David Pagnon

Un dommage collatéral chez Pôle emploi

Pôle emploi, dommages collatéraux

Version en Anglais :

Un dommage collatéral chez Pôle emploi

« Poursuivez-vos rêves et retournez dormir » Benjamin Isidore Juveneton

Bon, ça n’arrive pas souvent, mais là j’ai envie de râler. En public.

L’administration française, globalement c’est bien : elle pousse à plus de solidarité et aide les plus démunis de s’en sortir. On n’a pas la même chance dans tous les pays. En revanche, cette administration vient avec une suite de paperasses à teneur hautement laxative.
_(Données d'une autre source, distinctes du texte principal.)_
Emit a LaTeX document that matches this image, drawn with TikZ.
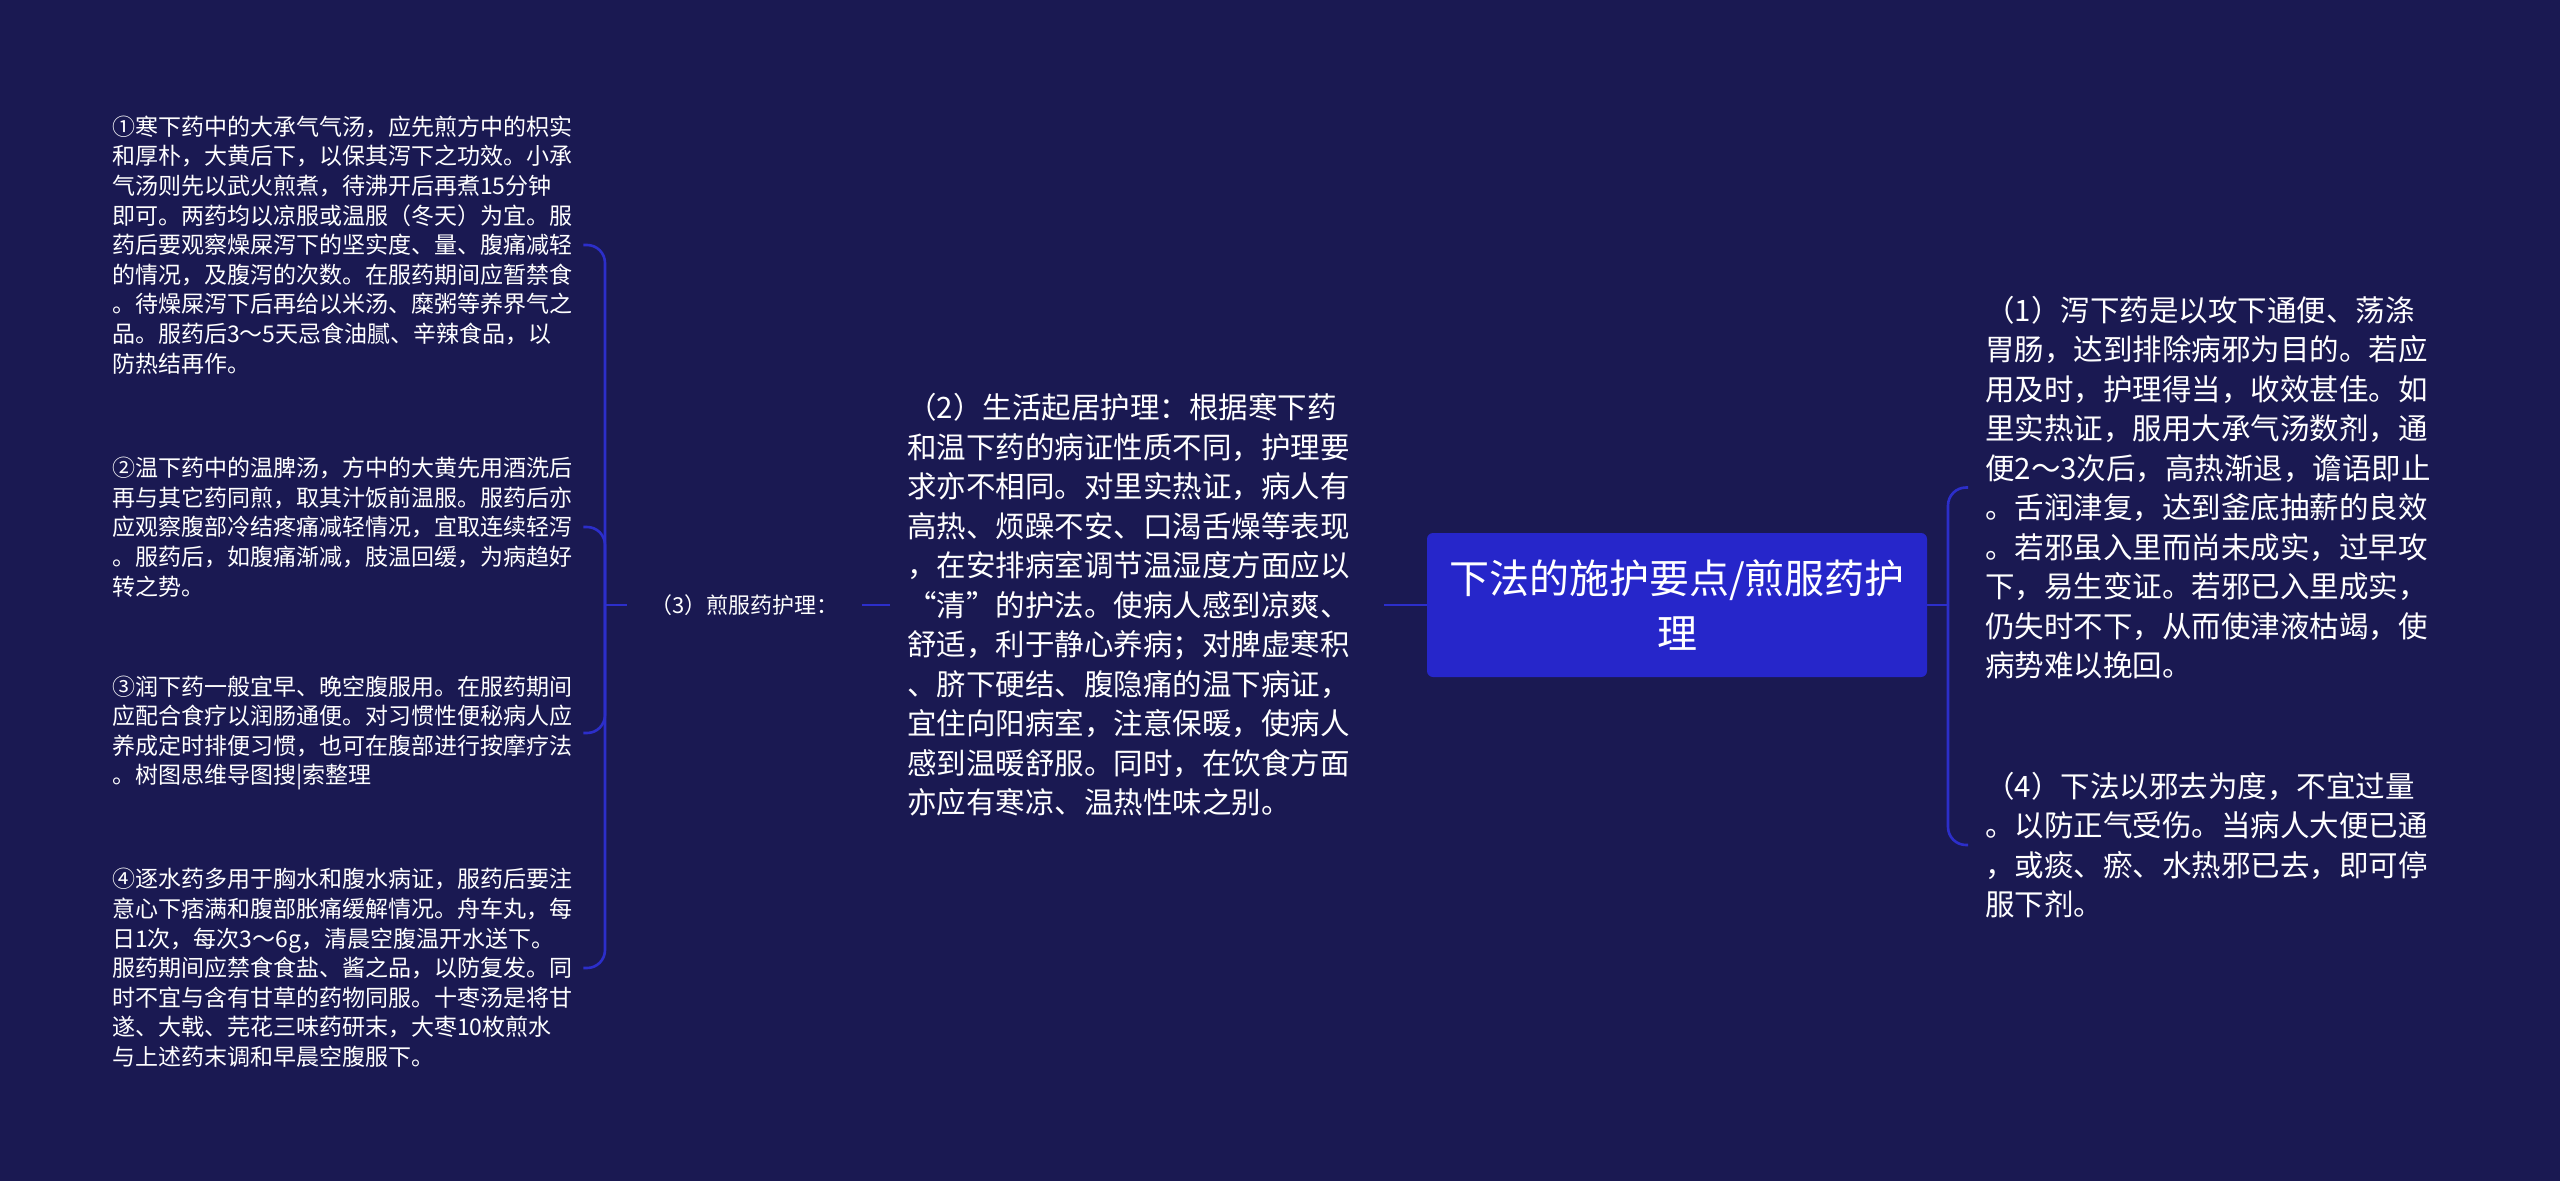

Des paperasses qui prennent un temps fou, temps qui ne se mue pas toujours en argent si on n’a pas le loisir de rentrer dans les cases prédéfinies.

Je cherche à obtenir l’intermittence du spectacle depuis quelques années ; en attendant d’y parvenir, je donne des cours à l’université, et je suis auto-entrepreneur. Trois métiers, donc trois fois plus de papiers pour trois fois moins d’argent, c’est apparemment l’ordre des choses en ce bas monde.

Lost in the Wild Wild Bureaucracy

Trois francs six sous

Comme chaque année, la paie de l’université a 8 mois de retard : je suis payé à partir de mars pour le mois de septembre. Je n’ai pas encore perçu cet argent, et pourtant je dois l’avoir déclaré comme si je l’avais dans mes poches. En d’autres termes, pendant la moitié de l’année je n’ai d’une part aucun revenu, et d’autre part aucun accès aux allocations de pôle emploi.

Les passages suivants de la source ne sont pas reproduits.